# Work to complete:
All the data must come back unchanged, except that pictures are left out.

# Task data:
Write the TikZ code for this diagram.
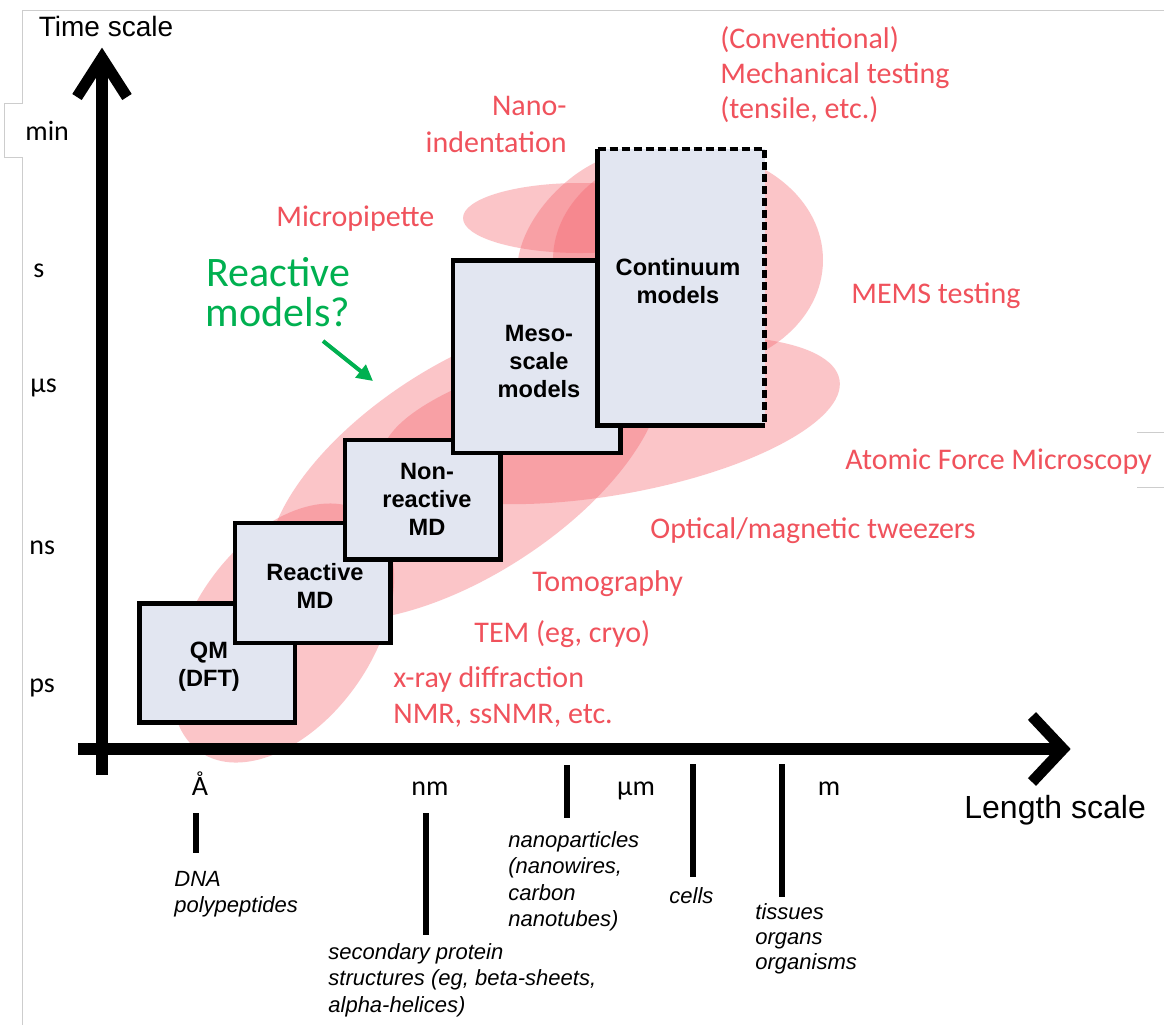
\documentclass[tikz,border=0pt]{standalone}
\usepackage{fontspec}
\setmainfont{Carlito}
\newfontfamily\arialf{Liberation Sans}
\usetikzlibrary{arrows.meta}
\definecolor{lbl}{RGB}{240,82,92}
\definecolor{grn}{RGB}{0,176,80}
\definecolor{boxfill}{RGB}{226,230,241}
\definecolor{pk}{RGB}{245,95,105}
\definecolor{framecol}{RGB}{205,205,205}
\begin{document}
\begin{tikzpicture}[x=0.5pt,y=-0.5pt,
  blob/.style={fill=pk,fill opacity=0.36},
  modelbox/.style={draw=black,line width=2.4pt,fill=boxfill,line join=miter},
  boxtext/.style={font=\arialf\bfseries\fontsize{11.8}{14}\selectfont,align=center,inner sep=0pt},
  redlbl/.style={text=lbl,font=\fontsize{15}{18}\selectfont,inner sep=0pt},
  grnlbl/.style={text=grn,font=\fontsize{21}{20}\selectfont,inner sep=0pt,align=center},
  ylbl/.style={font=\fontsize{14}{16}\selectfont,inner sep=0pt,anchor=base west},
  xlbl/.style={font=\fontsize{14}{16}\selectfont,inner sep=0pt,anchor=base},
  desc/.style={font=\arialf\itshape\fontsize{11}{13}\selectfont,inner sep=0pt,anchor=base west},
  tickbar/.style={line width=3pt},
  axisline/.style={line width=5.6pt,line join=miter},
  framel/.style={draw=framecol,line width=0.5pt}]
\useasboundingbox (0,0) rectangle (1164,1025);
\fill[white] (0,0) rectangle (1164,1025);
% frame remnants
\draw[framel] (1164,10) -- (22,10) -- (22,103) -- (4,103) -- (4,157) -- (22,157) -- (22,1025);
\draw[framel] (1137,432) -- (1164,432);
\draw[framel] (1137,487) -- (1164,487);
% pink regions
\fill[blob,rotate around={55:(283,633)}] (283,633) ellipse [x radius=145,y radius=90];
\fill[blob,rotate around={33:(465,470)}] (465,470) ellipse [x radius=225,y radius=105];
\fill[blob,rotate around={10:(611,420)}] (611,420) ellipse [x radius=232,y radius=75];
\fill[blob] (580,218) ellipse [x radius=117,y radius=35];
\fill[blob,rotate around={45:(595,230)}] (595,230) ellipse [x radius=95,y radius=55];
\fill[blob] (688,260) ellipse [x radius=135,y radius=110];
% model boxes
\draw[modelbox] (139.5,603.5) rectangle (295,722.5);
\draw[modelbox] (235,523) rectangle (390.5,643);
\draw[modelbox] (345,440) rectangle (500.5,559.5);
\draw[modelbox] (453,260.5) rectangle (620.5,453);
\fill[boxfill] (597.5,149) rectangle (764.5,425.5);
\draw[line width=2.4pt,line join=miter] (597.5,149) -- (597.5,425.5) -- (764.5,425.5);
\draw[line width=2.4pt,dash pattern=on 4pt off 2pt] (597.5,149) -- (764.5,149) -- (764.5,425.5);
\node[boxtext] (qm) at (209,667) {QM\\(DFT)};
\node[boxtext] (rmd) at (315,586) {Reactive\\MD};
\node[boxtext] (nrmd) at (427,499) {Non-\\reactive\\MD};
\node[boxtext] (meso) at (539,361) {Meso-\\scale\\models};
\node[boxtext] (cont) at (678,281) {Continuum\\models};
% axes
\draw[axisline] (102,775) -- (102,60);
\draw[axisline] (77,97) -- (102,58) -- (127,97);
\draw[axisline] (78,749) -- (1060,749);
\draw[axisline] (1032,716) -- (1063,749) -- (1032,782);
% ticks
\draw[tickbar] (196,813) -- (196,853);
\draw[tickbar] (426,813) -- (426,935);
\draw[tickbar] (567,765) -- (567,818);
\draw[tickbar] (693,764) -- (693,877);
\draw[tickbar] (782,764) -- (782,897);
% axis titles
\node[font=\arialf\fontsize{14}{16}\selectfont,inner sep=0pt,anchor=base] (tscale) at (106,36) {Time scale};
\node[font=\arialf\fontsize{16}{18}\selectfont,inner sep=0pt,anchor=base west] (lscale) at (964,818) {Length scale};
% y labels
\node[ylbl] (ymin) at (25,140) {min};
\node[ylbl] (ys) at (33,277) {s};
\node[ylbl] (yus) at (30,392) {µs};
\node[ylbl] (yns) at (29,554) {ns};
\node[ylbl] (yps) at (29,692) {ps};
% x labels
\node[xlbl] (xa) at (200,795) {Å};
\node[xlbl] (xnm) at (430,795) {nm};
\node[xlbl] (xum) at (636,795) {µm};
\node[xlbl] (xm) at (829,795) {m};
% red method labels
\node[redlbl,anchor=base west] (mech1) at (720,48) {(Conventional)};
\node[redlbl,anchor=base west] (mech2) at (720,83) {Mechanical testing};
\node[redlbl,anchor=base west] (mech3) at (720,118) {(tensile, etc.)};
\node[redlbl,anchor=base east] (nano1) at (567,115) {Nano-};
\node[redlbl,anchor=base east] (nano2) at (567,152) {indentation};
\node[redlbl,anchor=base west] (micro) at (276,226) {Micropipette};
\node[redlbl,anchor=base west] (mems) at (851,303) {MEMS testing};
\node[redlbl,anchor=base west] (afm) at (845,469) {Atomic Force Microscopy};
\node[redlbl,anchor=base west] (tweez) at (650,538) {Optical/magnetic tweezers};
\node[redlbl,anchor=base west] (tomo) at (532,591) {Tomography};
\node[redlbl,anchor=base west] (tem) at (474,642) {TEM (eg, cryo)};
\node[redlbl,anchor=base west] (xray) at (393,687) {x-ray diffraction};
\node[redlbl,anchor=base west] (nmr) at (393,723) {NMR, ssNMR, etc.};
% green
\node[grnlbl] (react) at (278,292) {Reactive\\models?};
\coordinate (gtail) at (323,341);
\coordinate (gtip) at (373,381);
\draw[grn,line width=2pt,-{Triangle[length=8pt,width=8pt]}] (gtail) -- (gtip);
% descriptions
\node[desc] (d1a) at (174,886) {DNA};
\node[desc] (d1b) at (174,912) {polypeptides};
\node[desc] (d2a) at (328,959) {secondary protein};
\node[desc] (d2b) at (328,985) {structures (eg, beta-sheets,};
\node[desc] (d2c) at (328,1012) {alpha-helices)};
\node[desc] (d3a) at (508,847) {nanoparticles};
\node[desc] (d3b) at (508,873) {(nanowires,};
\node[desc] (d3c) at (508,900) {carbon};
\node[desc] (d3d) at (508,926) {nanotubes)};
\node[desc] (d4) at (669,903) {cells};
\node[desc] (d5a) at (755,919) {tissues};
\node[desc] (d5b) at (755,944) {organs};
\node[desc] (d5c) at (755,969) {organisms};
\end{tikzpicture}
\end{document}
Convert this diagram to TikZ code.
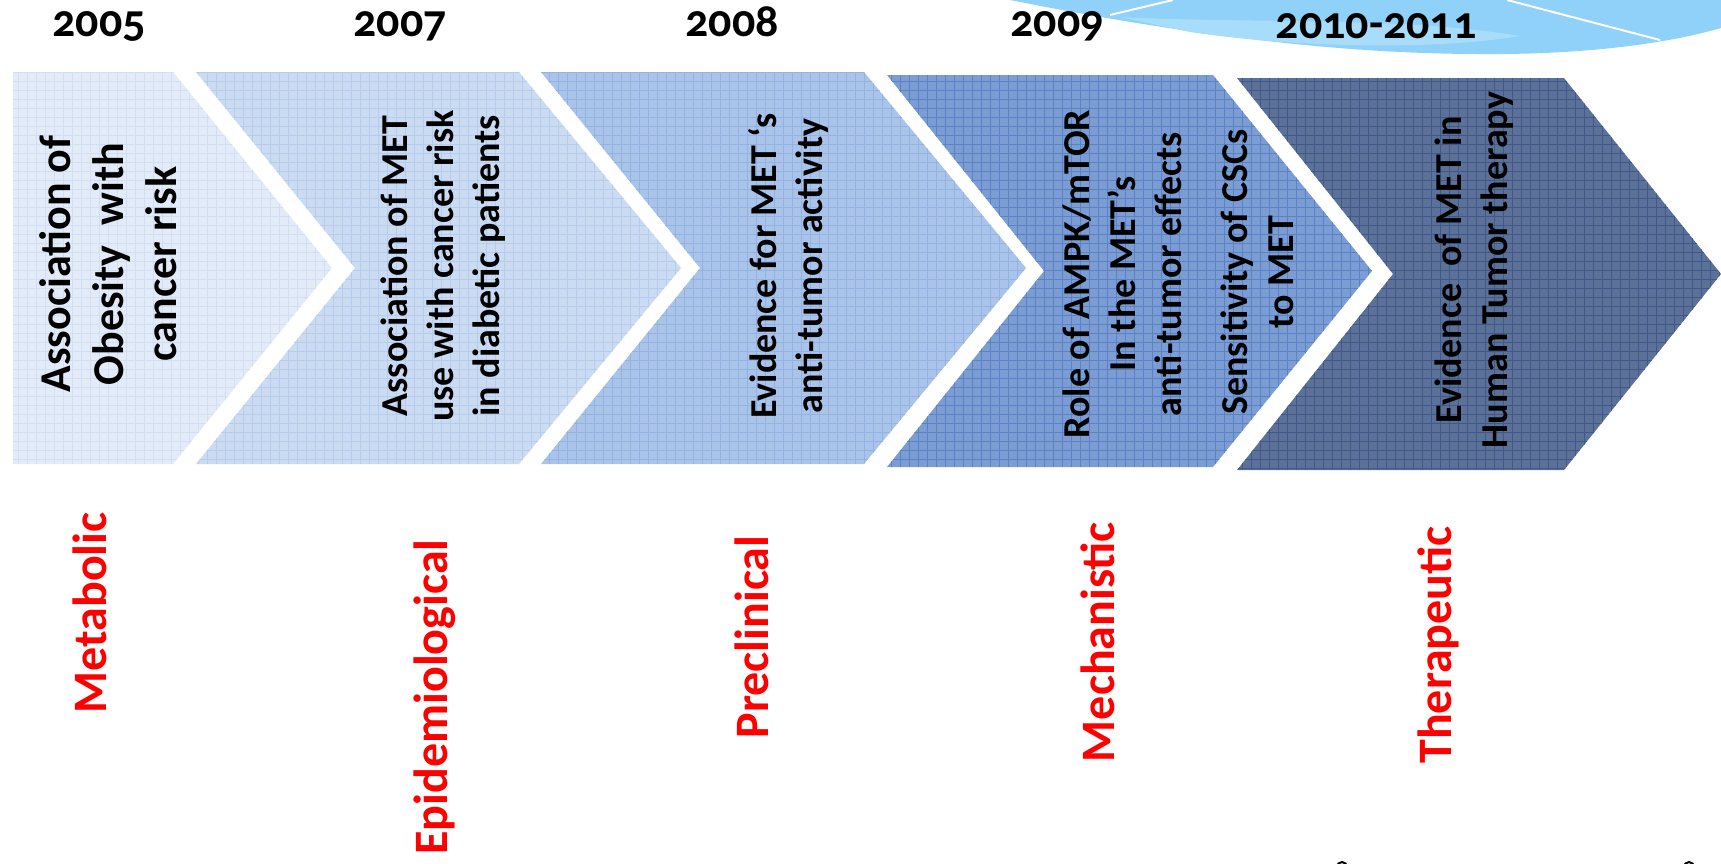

# Exercise solution:
Write the TikZ code for this diagram.
\documentclass[tikz,border=0pt]{standalone}
\usepackage{fontspec}
\setmainfont{Carlito}
\newfontfamily\arialf{Liberation Sans}
\usetikzlibrary{arrows.meta}
\definecolor{lbl}{RGB}{240,82,92}
\definecolor{grn}{RGB}{0,176,80}
\definecolor{boxfill}{RGB}{226,230,241}
\definecolor{pk}{RGB}{245,95,105}
\definecolor{framecol}{RGB}{205,205,205}
\begin{document}
\begin{tikzpicture}[x=0.5pt,y=-0.5pt,
  blob/.style={fill=pk,fill opacity=0.36},
  modelbox/.style={draw=black,line width=2.4pt,fill=boxfill,line join=miter},
  boxtext/.style={font=\arialf\bfseries\fontsize{11.8}{14}\selectfont,align=center,inner sep=0pt},
  redlbl/.style={text=lbl,font=\fontsize{15}{18}\selectfont,inner sep=0pt},
  grnlbl/.style={text=grn,font=\fontsize{21}{20}\selectfont,inner sep=0pt,align=center},
  ylbl/.style={font=\fontsize{14}{16}\selectfont,inner sep=0pt,anchor=base west},
  xlbl/.style={font=\fontsize{14}{16}\selectfont,inner sep=0pt,anchor=base},
  desc/.style={font=\arialf\itshape\fontsize{11}{13}\selectfont,inner sep=0pt,anchor=base west},
  tickbar/.style={line width=3pt},
  axisline/.style={line width=5.6pt,line join=miter},
  framel/.style={draw=framecol,line width=0.5pt}]
\useasboundingbox (0,0) rectangle (1164,1025);
\fill[white] (0,0) rectangle (1164,1025);
% frame remnants
\draw[framel] (1164,10) -- (22,10) -- (22,103) -- (4,103) -- (4,157) -- (22,157) -- (22,1025);
\draw[framel] (1137,432) -- (1164,432);
\draw[framel] (1137,487) -- (1164,487);
% pink regions
\fill[blob,rotate around={55:(283,633)}] (283,633) ellipse [x radius=145,y radius=90];
\fill[blob,rotate around={33:(465,470)}] (465,470) ellipse [x radius=225,y radius=105];
\fill[blob,rotate around={10:(611,420)}] (611,420) ellipse [x radius=232,y radius=75];
\fill[blob] (580,218) ellipse [x radius=117,y radius=35];
\fill[blob,rotate around={45:(595,230)}] (595,230) ellipse [x radius=95,y radius=55];
\fill[blob] (688,260) ellipse [x radius=135,y radius=110];
% model boxes
\draw[modelbox] (139.5,603.5) rectangle (295,722.5);
\draw[modelbox] (235,523) rectangle (390.5,643);
\draw[modelbox] (345,440) rectangle (500.5,559.5);
\draw[modelbox] (453,260.5) rectangle (620.5,453);
\fill[boxfill] (597.5,149) rectangle (764.5,425.5);
\draw[line width=2.4pt,line join=miter] (597.5,149) -- (597.5,425.5) -- (764.5,425.5);
\draw[line width=2.4pt,dash pattern=on 4pt off 2pt] (597.5,149) -- (764.5,149) -- (764.5,425.5);
\node[boxtext] (qm) at (209,667) {QM\\(DFT)};
\node[boxtext] (rmd) at (315,586) {Reactive\\MD};
\node[boxtext] (nrmd) at (427,499) {Non-\\reactive\\MD};
\node[boxtext] (meso) at (539,361) {Meso-\\scale\\models};
\node[boxtext] (cont) at (678,281) {Continuum\\models};
% axes
\draw[axisline] (102,775) -- (102,60);
\draw[axisline] (77,97) -- (102,58) -- (127,97);
\draw[axisline] (78,749) -- (1060,749);
\draw[axisline] (1032,716) -- (1063,749) -- (1032,782);
% ticks
\draw[tickbar] (196,813) -- (196,853);
\draw[tickbar] (426,813) -- (426,935);
\draw[tickbar] (567,765) -- (567,818);
\draw[tickbar] (693,764) -- (693,877);
\draw[tickbar] (782,764) -- (782,897);
% axis titles
\node[font=\arialf\fontsize{14}{16}\selectfont,inner sep=0pt,anchor=base] (tscale) at (106,36) {Time scale};
\node[font=\arialf\fontsize{16}{18}\selectfont,inner sep=0pt,anchor=base west] (lscale) at (964,818) {Length scale};
% y labels
\node[ylbl] (ymin) at (25,140) {min};
\node[ylbl] (ys) at (33,277) {s};
\node[ylbl] (yus) at (30,392) {µs};
\node[ylbl] (yns) at (29,554) {ns};
\node[ylbl] (yps) at (29,692) {ps};
% x labels
\node[xlbl] (xa) at (200,795) {Å};
\node[xlbl] (xnm) at (430,795) {nm};
\node[xlbl] (xum) at (636,795) {µm};
\node[xlbl] (xm) at (829,795) {m};
% red method labels
\node[redlbl,anchor=base west] (mech1) at (720,48) {(Conventional)};
\node[redlbl,anchor=base west] (mech2) at (720,83) {Mechanical testing};
\node[redlbl,anchor=base west] (mech3) at (720,118) {(tensile, etc.)};
\node[redlbl,anchor=base east] (nano1) at (567,115) {Nano-};
\node[redlbl,anchor=base east] (nano2) at (567,152) {indentation};
\node[redlbl,anchor=base west] (micro) at (276,226) {Micropipette};
\node[redlbl,anchor=base west] (mems) at (851,303) {MEMS testing};
\node[redlbl,anchor=base west] (afm) at (845,469) {Atomic Force Microscopy};
\node[redlbl,anchor=base west] (tweez) at (650,538) {Optical/magnetic tweezers};
\node[redlbl,anchor=base west] (tomo) at (532,591) {Tomography};
\node[redlbl,anchor=base west] (tem) at (474,642) {TEM (eg, cryo)};
\node[redlbl,anchor=base west] (xray) at (393,687) {x-ray diffraction};
\node[redlbl,anchor=base west] (nmr) at (393,723) {NMR, ssNMR, etc.};
% green
\node[grnlbl] (react) at (278,292) {Reactive\\models?};
\coordinate (gtail) at (323,341);
\coordinate (gtip) at (373,381);
\draw[grn,line width=2pt,-{Triangle[length=8pt,width=8pt]}] (gtail) -- (gtip);
% descriptions
\node[desc] (d1a) at (174,886) {DNA};
\node[desc] (d1b) at (174,912) {polypeptides};
\node[desc] (d2a) at (328,959) {secondary protein};
\node[desc] (d2b) at (328,985) {structures (eg, beta-sheets,};
\node[desc] (d2c) at (328,1012) {alpha-helices)};
\node[desc] (d3a) at (508,847) {nanoparticles};
\node[desc] (d3b) at (508,873) {(nanowires,};
\node[desc] (d3c) at (508,900) {carbon};
\node[desc] (d3d) at (508,926) {nanotubes)};
\node[desc] (d4) at (669,903) {cells};
\node[desc] (d5a) at (755,919) {tissues};
\node[desc] (d5b) at (755,944) {organs};
\node[desc] (d5c) at (755,969) {organisms};
\end{tikzpicture}
\end{document}
Convert this diagram to TikZ code.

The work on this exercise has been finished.